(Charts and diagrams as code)
——
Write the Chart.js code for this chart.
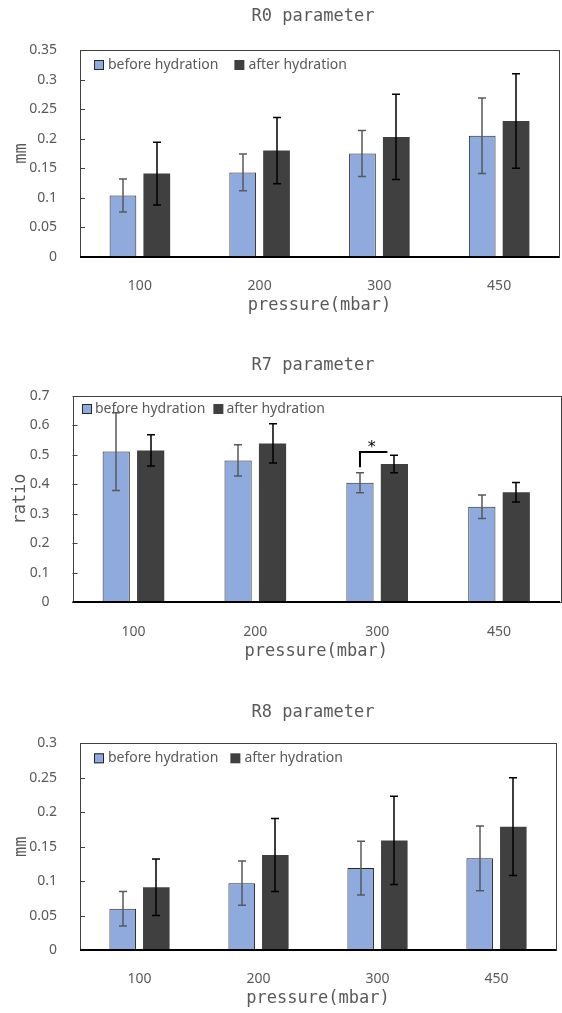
<!DOCTYPE html>
<html>
<head>
<meta charset="utf-8">
<script src="https://cdn.jsdelivr.net/npm/chart.js@4.4.1/dist/chart.umd.min.js"></script>
<style>
  html, body { margin: 0; padding: 0; background: #fff; overflow: hidden; }
  body { width: 562px; height: 1013px; position: relative; }
  canvas { position: absolute; left: 0; }
</style>
</head>
<body>
<canvas id="r0-chart" width="626" height="322" style="top:0px"></canvas>
<canvas id="r7-chart" width="626" height="322" style="top:345px"></canvas>
<canvas id="r8-chart" width="626" height="323" style="top:692px"></canvas>
<script>
// categories and series
const pressures = ["100", "200", "300", "450"];
const seriesNames = ["before hydration", "after hydration"];

// R0 parameter (mm)
const r0Before = [0.104, 0.143, 0.175, 0.205];
const r0BeforeErr = [0.028, 0.031, 0.039, 0.064];
const r0After = [0.141, 0.180, 0.203, 0.230];
const r0AfterErr = [0.053, 0.056, 0.072, 0.080];
const r0Ticks = [0, 0.05, 0.1, 0.15, 0.2, 0.25, 0.3, 0.35];

// R7 parameter (ratio)
const r7Before = [0.511, 0.481, 0.405, 0.324];
const r7BeforeErr = [0.132, 0.053, 0.034, 0.040];
const r7After = [0.515, 0.539, 0.469, 0.373];
const r7AfterErr = [0.053, 0.067, 0.030, 0.033];
const r7Ticks = [0, 0.1, 0.2, 0.3, 0.4, 0.5, 0.6, 0.7];
const r7Marks = [{ category: "300", low: 0.458, high: 0.51, text: "*" }];

// R8 parameter (mm)
const r8Before = [0.060, 0.097, 0.119, 0.133];
const r8BeforeErr = [0.025, 0.032, 0.039, 0.047];
const r8After = [0.091, 0.138, 0.159, 0.179];
const r8AfterErr = [0.041, 0.053, 0.064, 0.071];
const r8Ticks = [0, 0.05, 0.1, 0.15, 0.2, 0.25, 0.3];

const mono = '"DejaVu Sans Mono", monospace';
const gray = "#595959";
Chart.defaults.font.family = '"Noto Sans", sans-serif';

// legend drawn inside the plot area, under the error bars
function insideLegend(pos) {
  return {
    id: "insideLegend",
    beforeDatasetsDraw(chart) {
      const { ctx, chartArea } = chart;
      ctx.save();
      ctx.font = '14px "Noto Sans"';
      ctx.textBaseline = "middle";
      let x = chartArea.left + pos.left;
      const y = chartArea.top + pos.top;
      chart.data.datasets.forEach((ds) => {
        ctx.fillStyle = ds.backgroundColor;
        ctx.fillRect(x, y - 5, 10, 10);
        if (ds.borderWidth) {
          ctx.strokeStyle = ds.borderColor;
          ctx.lineWidth = 1;
          ctx.strokeRect(x + 0.5, y - 4.5, 9, 9);
        }
        ctx.fillStyle = gray;
        ctx.fillText(ds.label, x + 10 + pos.gap, y);
        x += 10 + pos.gap + ctx.measureText(ds.label).width + pos.spacing;
      });
      ctx.restore();
    },
  };
}

// box around the plot, inner tick marks, heavy baseline
const plotFrame = {
  id: "plotFrame",
  afterDatasetsDraw(chart) {
    const { ctx, chartArea: a, scales: { y } } = chart;
    ctx.save();
    ctx.strokeStyle = "#404040";
    ctx.lineWidth = 1;
    ctx.strokeRect(Math.round(a.left) + 0.5, Math.round(a.top) + 0.5, Math.round(a.width), Math.round(a.height));
    ctx.beginPath();
    y.ticks.forEach((t) => {
      const py = Math.round(y.getPixelForValue(t.value)) + 0.5;
      ctx.moveTo(a.left, py);
      ctx.lineTo(a.left + 5, py);
    });
    ctx.stroke();
    ctx.strokeStyle = "#000";
    ctx.lineWidth = 2;
    ctx.beginPath();
    ctx.moveTo(a.left, a.bottom);
    ctx.lineTo(a.right, a.bottom);
    ctx.stroke();
    ctx.restore();
  },
};

const errorBars = {
  id: "errorBars",
  afterDatasetsDraw(chart) {
    const { ctx, scales: { y } } = chart;
    chart.data.datasets.forEach((ds, i) => {
      const meta = chart.getDatasetMeta(i);
      ctx.save();
      ctx.strokeStyle = ds.errorColor;
      ctx.lineWidth = 1.5;
      meta.data.forEach((bar, j) => {
        const top = y.getPixelForValue(ds.data[j] + ds.errors[j]);
        const bottom = y.getPixelForValue(ds.data[j] - ds.errors[j]);
        const x = Math.round(bar.x);
        ctx.beginPath();
        ctx.moveTo(x, top);
        ctx.lineTo(x, bottom);
        ctx.moveTo(x - 4, top);
        ctx.lineTo(x + 4, top);
        ctx.moveTo(x - 4, bottom);
        ctx.lineTo(x + 4, bottom);
        ctx.stroke();
      });
      ctx.restore();
    });
  },
};

// significance bracket with star
function sigMarks(marks) {
  return {
    id: "sigMarks",
    afterDatasetsDraw(chart) {
      const { ctx, scales: { y } } = chart;
      marks.forEach((m) => {
        const idx = pressures.indexOf(m.category);
        const x1 = chart.getDatasetMeta(0).data[idx].x;
        const x2 = chart.getDatasetMeta(1).data[idx].x - 7;
        const yLow = y.getPixelForValue(m.low);
        const yHigh = y.getPixelForValue(m.high);
        ctx.save();
        ctx.strokeStyle = "#000";
        ctx.lineWidth = 2;
        ctx.beginPath();
        ctx.moveTo(x1, yLow);
        ctx.lineTo(x1, yHigh);
        ctx.lineTo(x2, yHigh);
        ctx.stroke();
        ctx.fillStyle = "#000";
        ctx.font = '16px "DejaVu Sans"';
        ctx.textAlign = "center";
        ctx.textBaseline = "alphabetic";
        ctx.fillText(m.text, (x1 + x2) / 2 - 2, yHigh);
        ctx.restore();
      });
    },
  };
}

function makeChart(id, cfg) {
  return new Chart(document.getElementById(id), {
    type: "bar",
    data: {
      labels: pressures,
      datasets: [
        {
          label: seriesNames[0],
          data: cfg.before,
          errors: cfg.beforeErr,
          errorColor: gray,
          backgroundColor: "#8faadc",
          borderColor: "#262626",
          borderWidth: 1,
          categoryPercentage: 0.565,
          barPercentage: 0.79,
        },
        {
          label: seriesNames[1],
          data: cfg.after,
          errors: cfg.afterErr,
          errorColor: "#000000",
          backgroundColor: "#404040",
          borderWidth: 0,
          categoryPercentage: 0.565,
          barPercentage: 0.79,
        },
      ],
    },
    options: {
      responsive: false,
      animation: false,
      devicePixelRatio: 1,
      layout: { padding: 0 },
      scales: {
        x: {
          grid: { display: false },
          border: { display: false },
          ticks: { color: gray, font: { size: 14 }, padding: cfg.xTickPad },
          title: {
            display: true,
            text: "pressure(mbar)",
            color: gray,
            font: { family: mono, size: 17 },
            padding: { top: 0, bottom: cfg.xTitlePad },
          },
          afterFit: (s) => { s.height = 65; },
        },
        y: {
          min: cfg.ticks[0],
          max: cfg.ticks[cfg.ticks.length - 1],
          afterBuildTicks: (s) => { s.ticks = cfg.ticks.map((v) => ({ value: v })); },
          grid: { display: false },
          border: { display: false },
          ticks: { color: gray, font: { size: 14 }, padding: 15, callback: (v) => String(v) },
          title: {
            display: true,
            text: cfg.yTitle,
            color: gray,
            font: { family: mono, size: 17 },
            padding: { top: cfg.yTitlePad, bottom: 0 },
          },
          afterFit: (s) => { s.width = cfg.left; },
        },
        pad: {
          type: "linear",
          position: "right",
          grid: { display: false },
          border: { display: false },
          ticks: { display: false },
          afterFit: (s) => { s.width = cfg.padRight; },
        },
      },
      plugins: {
        legend: { display: false },
        tooltip: { enabled: false },
        title: {
          display: true,
          text: cfg.title,
          color: gray,
          font: { family: mono, size: 17, weight: "normal" },
          padding: cfg.titlePad,
        },
      },
    },
    plugins: [insideLegend(cfg.legend), plotFrame, errorBars, sigMarks(cfg.marks || [])],
  });
}

makeChart("r0-chart", {
  title: "R0 parameter", yTitle: "mm",
  before: r0Before, beforeErr: r0BeforeErr, after: r0After, afterErr: r0AfterErr, ticks: r0Ticks,
  left: 80, padRight: 67,
  titlePad: { top: 6.8, bottom: 22.8 },
  xTickPad: 12.6, xTitlePad: 5.8, yTitlePad: 11.3,
  legend: { left: 14, top: 15, gap: 4, spacing: 16 },
});

makeChart("r7-chart", {
  title: "R7 parameter", yTitle: "ratio",
  before: r7Before, beforeErr: r7BeforeErr, after: r7After, afterErr: r7AfterErr, ticks: r7Ticks,
  marks: r7Marks,
  left: 72.5, padRight: 66,
  titlePad: { top: 10.3, bottom: 20.3 },
  xTickPad: 13.9, xTitlePad: 5.1, yTitlePad: 10.8,
  legend: { left: 9.5, top: 13, gap: 3, spacing: 8 },
});

makeChart("r8-chart", {
  title: "R8 parameter", yTitle: "mm",
  before: r8Before, beforeErr: r8BeforeErr, after: r8After, afterErr: r8AfterErr, ticks: r8Ticks,
  left: 80, padRight: 70,
  titlePad: { top: 10.3, bottom: 20.6 },
  xTickPad: 12.6, xTitlePad: 6.5, yTitlePad: 11.3,
  legend: { left: 14, top: 15, gap: 4, spacing: 12 },
});
</script>
</body>
</html>
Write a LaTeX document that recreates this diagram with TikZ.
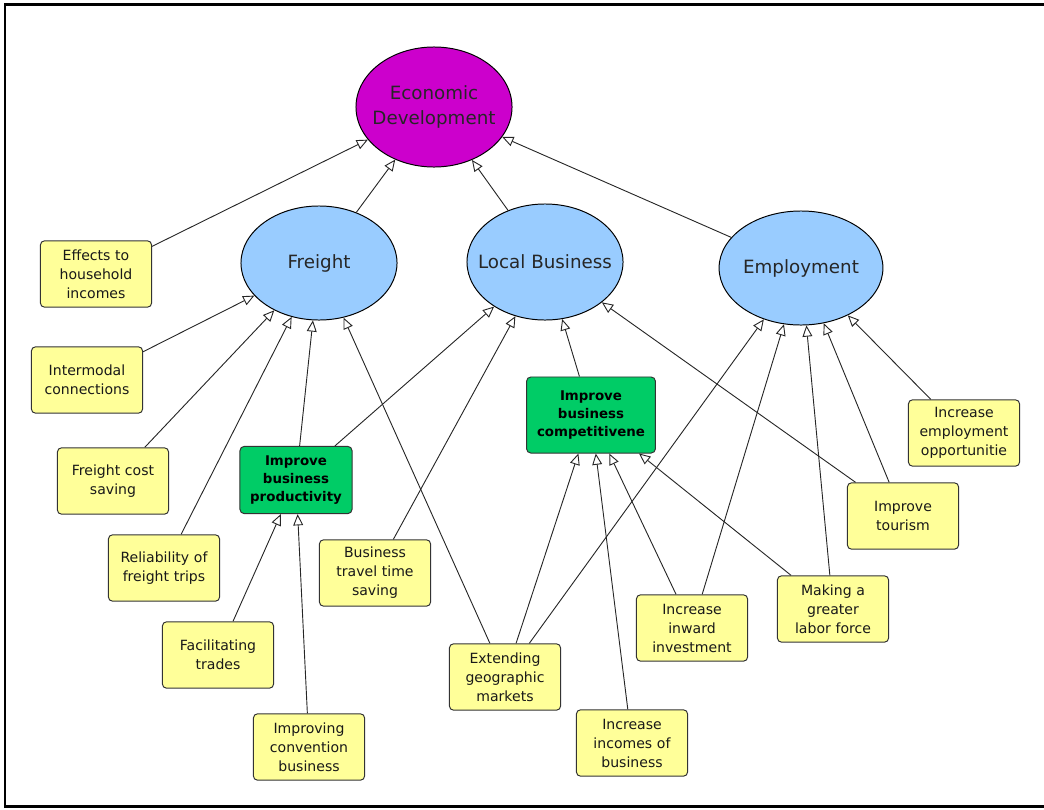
——
Output exactly the span of lines from the top of the listing through the line holding "const r0Ticks = [0, 0.05, 0.1, 0.15, 0.2, 0.25, 0.3, 0.35];", and leave every picture out.

## Exercise output
Write the Chart.js code for this chart.
<!DOCTYPE html>
<html>
<head>
<meta charset="utf-8">
<script src="https://cdn.jsdelivr.net/npm/chart.js@4.4.1/dist/chart.umd.min.js"></script>
<style>
  html, body { margin: 0; padding: 0; background: #fff; overflow: hidden; }
  body { width: 562px; height: 1013px; position: relative; }
  canvas { position: absolute; left: 0; }
</style>
</head>
<body>
<canvas id="r0-chart" width="626" height="322" style="top:0px"></canvas>
<canvas id="r7-chart" width="626" height="322" style="top:345px"></canvas>
<canvas id="r8-chart" width="626" height="323" style="top:692px"></canvas>
<script>
// categories and series
const pressures = ["100", "200", "300", "450"];
const seriesNames = ["before hydration", "after hydration"];

// R0 parameter (mm)
const r0Before = [0.104, 0.143, 0.175, 0.205];
const r0BeforeErr = [0.028, 0.031, 0.039, 0.064];
const r0After = [0.141, 0.180, 0.203, 0.230];
const r0AfterErr = [0.053, 0.056, 0.072, 0.080];
const r0Ticks = [0, 0.05, 0.1, 0.15, 0.2, 0.25, 0.3, 0.35];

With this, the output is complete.